Voraussetzung dafür, wie auch für die mit der neuen Resolution verbundene Ausweitung, ist die Zustimmung der somalischen „Übergangsregierung“, die im aktuellen Fall mit einem Schreiben vom 9. Dezember erteilt wurde. Es handelt sich also, formal gesehen, nicht um einen Eingriff in die Souveränität Somalias, wie in der Resolution hervorgehoben wird. Ferner steht dort, dass es sich um eine ausschließlich auf Somalia bezogene Sonderregelung handelt, durch die kein internationales Gewohnheitsrecht begründet wird. Auf diese Klarstellung hatte besonders Indonesien bestanden, das selbst, wenn auch in geringerem Ausmaß, mit Piraterie konfrontiert ist. Die „Übergangsregierung“ ist allerdings keine gewählte Institution, sie ist politisch nahezu bedeutungslos und sie wird derzeit durch zwei rivalisierende Premierminister repräsentiert. Einig sind sich alle Politiker der „Übergangsregierung“ nur in ihrem Streben, möglichst schnell eine internationale Militärintervention herbeizuführen, da sie darin die einzige Chance für ihren Machterhalt sehen.

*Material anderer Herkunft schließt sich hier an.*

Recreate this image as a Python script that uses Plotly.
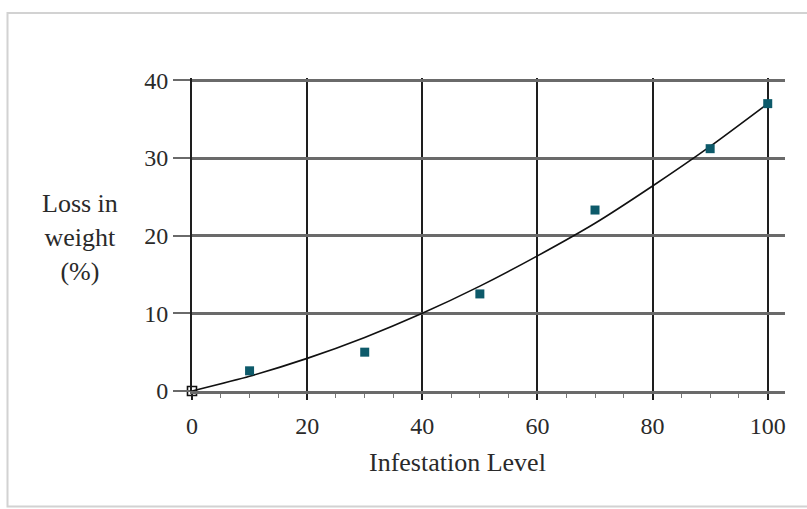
import plotly.graph_objects as go

# Measured infestation trial
infestation = [0, 10, 30, 50, 70, 90, 100]
weight_loss = [0, 2.6, 5.0, 12.5, 23.3, 31.2, 37.0]

# Fitted trend curve
curve_x = [0, 10, 20, 30, 40, 50, 60, 70, 80, 90, 100]
curve_y = [0, 1.9, 4.2, 6.9, 10.0, 13.5, 17.4, 21.6, 26.4, 31.5, 37.0]

x_ticks = [0, 20, 40, 60, 80, 100]
y_ticks = [0, 10, 20, 30, 40]

FONT = "Liberation Serif"
TEXT = "#2a2a2a"

fig = go.Figure()

fig.add_trace(go.Scatter(
    x=curve_x, y=curve_y, mode="lines",
    line=dict(color="#111111", width=1.6, shape="spline", smoothing=0.6),
    hoverinfo="skip", showlegend=False,
))

fig.add_trace(go.Scatter(
    x=infestation[1:], y=weight_loss[1:], mode="markers",
    marker=dict(symbol="square", size=9, color="#0d5a6a"),
    showlegend=False,
))

fig.add_trace(go.Scatter(
    x=infestation[:1], y=weight_loss[:1], mode="markers",
    marker=dict(symbol="square-open", size=9, color="#111111", line=dict(width=1.6)),
    showlegend=False, cliponaxis=False,
))

L, R, T, B = 192, 22, 78, 118
PW = 807 - L - R
PH = 509 - T - B

def px_to_paper_x(px):
    return (px - L) / PW

def px_to_paper_y(py):
    return (509 - B - py) / PH

fig.update_layout(
    width=807, height=509,
    margin=dict(l=L, r=R, t=T, b=B, pad=0),
    paper_bgcolor="white", plot_bgcolor="white",
    font=dict(family=FONT, size=24, color=TEXT),
    xaxis=dict(
        range=[0, 103], tickvals=x_ticks, ticktext=[str(v) for v in x_ticks],
        showgrid=True, gridcolor="#1e1e1e", gridwidth=2,
        zeroline=False, showline=True, linecolor="#6a6a6a", linewidth=3,
        ticks="outside", ticklen=6, tickwidth=2, tickcolor="#1e1e1e",
        ticklabelstandoff=5,
        minor=dict(dtick=5, ticks="outside", ticklen=4, tickwidth=1, tickcolor="#777777", showgrid=False),
        tickfont=dict(family=FONT, size=24, color=TEXT),
    ),
    yaxis=dict(
        range=[0, 40.3], tickvals=y_ticks, ticktext=[str(v) for v in y_ticks],
        showgrid=True, gridcolor="#6a6a6a", gridwidth=3,
        zeroline=False, showline=True, linecolor="#1e1e1e", linewidth=2,
        ticks="outside", ticklen=17, tickwidth=2, tickcolor="#6a6a6a",
        tickfont=dict(family=FONT, size=24, color=TEXT),
    ),
    annotations=[
        dict(text="Infestation Level", xref="paper", yref="paper",
             x=px_to_paper_x(457), y=px_to_paper_y(462), xanchor="center", yanchor="middle",
             showarrow=False, font=dict(family=FONT, size=26, color=TEXT)),
        dict(text="Loss in<br>weight<br>(%)", xref="paper", yref="paper",
             x=px_to_paper_x(80), y=px_to_paper_y(237), xanchor="center", yanchor="middle",
             showarrow=False, align="center", font=dict(family=FONT, size=26, color=TEXT)),
    ],
    shapes=[
        dict(type="rect", xref="paper", yref="paper", layer="below",
             x0=px_to_paper_x(7.5), x1=px_to_paper_x(812),
             y0=px_to_paper_y(506.5), y1=px_to_paper_y(13),
             line=dict(color="#d2d2d2", width=2), fillcolor="rgba(0,0,0,0)"),
    ],
)

fig.write_html("out.html")
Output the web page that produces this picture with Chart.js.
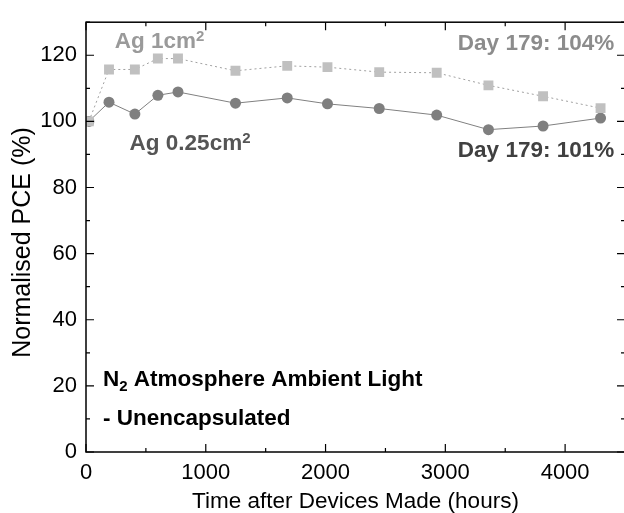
<!DOCTYPE html>
<html>
<head>
<meta charset="utf-8">
<script src="https://cdn.jsdelivr.net/npm/chart.js@4.4.1/dist/chart.umd.min.js"></script>
<style>
  html, body { margin: 0; padding: 0; background: #fff; overflow: hidden; }
  #wrap { width: 632px; height: 513px; }
</style>
</head>
<body>
<div id="wrap"><canvas id="pce" width="632" height="513"></canvas></div>
<script>
// hours since fabrication (one reading per measurement day)
const hours = [24, 192, 408, 600, 768, 1248, 1680, 2016, 2448, 2928, 3360, 3816, 4296];
const pceAg1 = [100, 115.7, 115.7, 119.0, 119.0, 115.3, 116.8, 116.4, 114.9, 114.7, 110.9, 107.6, 104];
const pceAg025 = [100, 105.8, 102.2, 107.9, 108.9, 105.5, 107.1, 105.3, 103.9, 101.9, 97.5, 98.6, 101];
const xTicks = [0, 1000, 2000, 3000, 4000];
const yTicks = [0, 20, 40, 60, 80, 100, 120];

const FONT = '"Liberation Sans", Arial, Helvetica, sans-serif';

// text labels inside the plot, anchored in data units
const notes = [
  { parts: [['Ag 1cm', ''], ['2', 'sup']], x: 240, y: 124.2, align: 'left', color: '#9a9a9a' },
  { parts: [['Ag 0.25cm', ''], ['2', 'sup']], x: 364, y: 93.2, align: 'left', color: '#555555' },
  { parts: [['Day 179: 104%', '']], x: 4410, y: 123.4, align: 'right', color: '#8c8c8c' },
  { parts: [['Day 179: 101%', '']], x: 4410, y: 91.1, align: 'right', color: '#404040' },
  { parts: [['N', ''], ['2', 'sub'], [' Atmosphere Ambient Light', '']], x: 141, y: 21.9, align: 'left', color: '#000' },
  { parts: [['- Unencapsulated', '']], x: 141, y: 10.1, align: 'left', color: '#000' }
];

function drawRich(ctx, note, px, py) {
  const big = 'bold 22.5px ' + FONT, small = 'bold 15px ' + FONT;
  let total = 0;
  note.parts.forEach(p => {
    ctx.font = p[1] ? small : big;
    total += ctx.measureText(p[0]).width;
  });
  let x = note.align === 'right' ? px - total : px;
  ctx.fillStyle = note.color;
  ctx.textAlign = 'left';
  ctx.textBaseline = 'middle';
  note.parts.forEach(p => {
    ctx.font = p[1] ? small : big;
    let dy = 0;
    if (p[1] === 'sup') dy = -5;
    if (p[1] === 'sub') dy = 7;
    ctx.fillText(p[0], x, py + dy);
    x += ctx.measureText(p[0]).width;
  });
}

// frame with inward ticks on all four sides, y title and the annotations
const framePlugin = {
  id: 'frame',
  afterDatasetsDraw(chart) {
    const { ctx, chartArea: a, scales } = chart;
    const xs = scales.x, ys = scales.y;
    ctx.save();
    ctx.strokeStyle = '#000';
    ctx.lineWidth = 1.5;
    ctx.strokeRect(a.left, a.top, a.right - a.left, a.bottom - a.top);
    ctx.lineWidth = 1.2;
    ctx.beginPath();
    for (let v = 0; v <= 4500; v += 500) {
      const px = xs.getPixelForValue(v);
      const len = v % 1000 === 0 ? 8 : 4;
      ctx.moveTo(px, a.bottom); ctx.lineTo(px, a.bottom - len);
      ctx.moveTo(px, a.top); ctx.lineTo(px, a.top + len);
    }
    for (let v = 0; v <= 130; v += 10) {
      const py = ys.getPixelForValue(v);
      const len = v % 20 === 0 ? 8 : 4;
      ctx.moveTo(a.left, py); ctx.lineTo(a.left + len, py);
      ctx.moveTo(a.right, py); ctx.lineTo(a.right - len, py);
    }
    ctx.stroke();

    // y axis title sits a little below the plot centre
    ctx.translate(23, 242.5);
    ctx.rotate(-Math.PI / 2);
    ctx.font = '25px ' + FONT;
    ctx.fillStyle = '#000';
    ctx.textAlign = 'center';
    ctx.textBaseline = 'middle';
    ctx.fillText('Normalised PCE (%)', 0, 0);
    ctx.setTransform(1, 0, 0, 1, 0, 0);

    notes.forEach(n => drawRich(ctx, n, xs.getPixelForValue(n.x), ys.getPixelForValue(n.y)));
    ctx.restore();
  }
};

new Chart(document.getElementById('pce'), {
  type: 'line',
  data: {
    datasets: [
      {
        label: 'Ag 1cm2',
        data: hours.map((h, i) => ({ x: h, y: pceAg1[i] })),
        borderColor: '#a0a0a0',
        borderWidth: 1,
        borderDash: [2, 3],
        pointStyle: 'rect',
        pointRadius: 7,
        pointBackgroundColor: '#c0c0c0',
        pointBorderWidth: 0,
        order: 0
      },
      {
        label: 'Ag 0.25cm2',
        data: hours.map((h, i) => ({ x: h, y: pceAg025[i] })),
        borderColor: '#808080',
        borderWidth: 1,
        pointStyle: 'circle',
        pointRadius: 5.5,
        pointBackgroundColor: '#7f7f7f',
        pointBorderWidth: 0,
        order: 1
      }
    ]
  },
  options: {
    responsive: false,
    animation: false,
    layout: { padding: { left: 0, top: 13, right: 2.4, bottom: 0 } },
    plugins: { legend: { display: false }, tooltip: { enabled: false } },
    scales: {
      x: {
        type: 'linear', min: 0, max: 4500,
        afterBuildTicks: s => { s.ticks = xTicks.map(v => ({ value: v })); },
        afterFit: s => { s.height = 61; },
        grid: { display: false, drawTicks: false },
        border: { display: false },
        ticks: { color: '#000', padding: 8, maxRotation: 0, font: { family: FONT, size: 22 },
                 callback: v => String(v) },
        title: { display: true, text: 'Time after Devices Made (hours)', color: '#000', padding: 0,
                 font: { family: FONT, size: 22.5, lineHeight: 1 } }
      },
      y: {
        min: 0, max: 130,
        afterBuildTicks: s => { s.ticks = yTicks.map(v => ({ value: v })); },
        afterFit: s => { s.width = 86; },
        grid: { display: false, drawTicks: false },
        border: { display: false },
        ticks: { color: '#000', padding: 9, font: { family: FONT, size: 22 } },
        title: { display: false }
      }
    }
  },
  plugins: [framePlugin]
});
</script>
</body>
</html>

Der Antrag der Bundesregierung zur deutschen Beteiligung an der maritimen EU-Operation Atalanta, über den der Bundestag am Freitag abzustimmen hat, erlaubt offenbar auch Landoperationen. Das Einsatzgebiet ist nicht definiert, sondern kann – sofern die betroffenen Regierungen zustimmen – jederzeit auf "angrenzende Räume und Hoheitsgebiete anderer Staaten" ausgedehnt werden. Im Punkt 3 ("Auftrag") wird unter anderem genannt: "Aufgreifen, Festhalten und Überstellen von Personen, die im Verdacht stehen, seeräuberische Handlungen oder bewaffnete Raubüberfälle begangen zu haben". Damit könnten ganz bequem auch militärisch gestützte Polizeiaktionen an Land begründet werden. Ungewöhnlich ist, dass der Antragstext unter Punkt 8 ("Personaleinsatz") völlig unpräzise nur von "1400 Soldatinnen und Soldaten" als Obergrenze spricht, ohne diese nach Aufgaben und Waffengattung zu spezifizieren. Es können also neben der Marine auch andere Kräfte eingesetzt werden.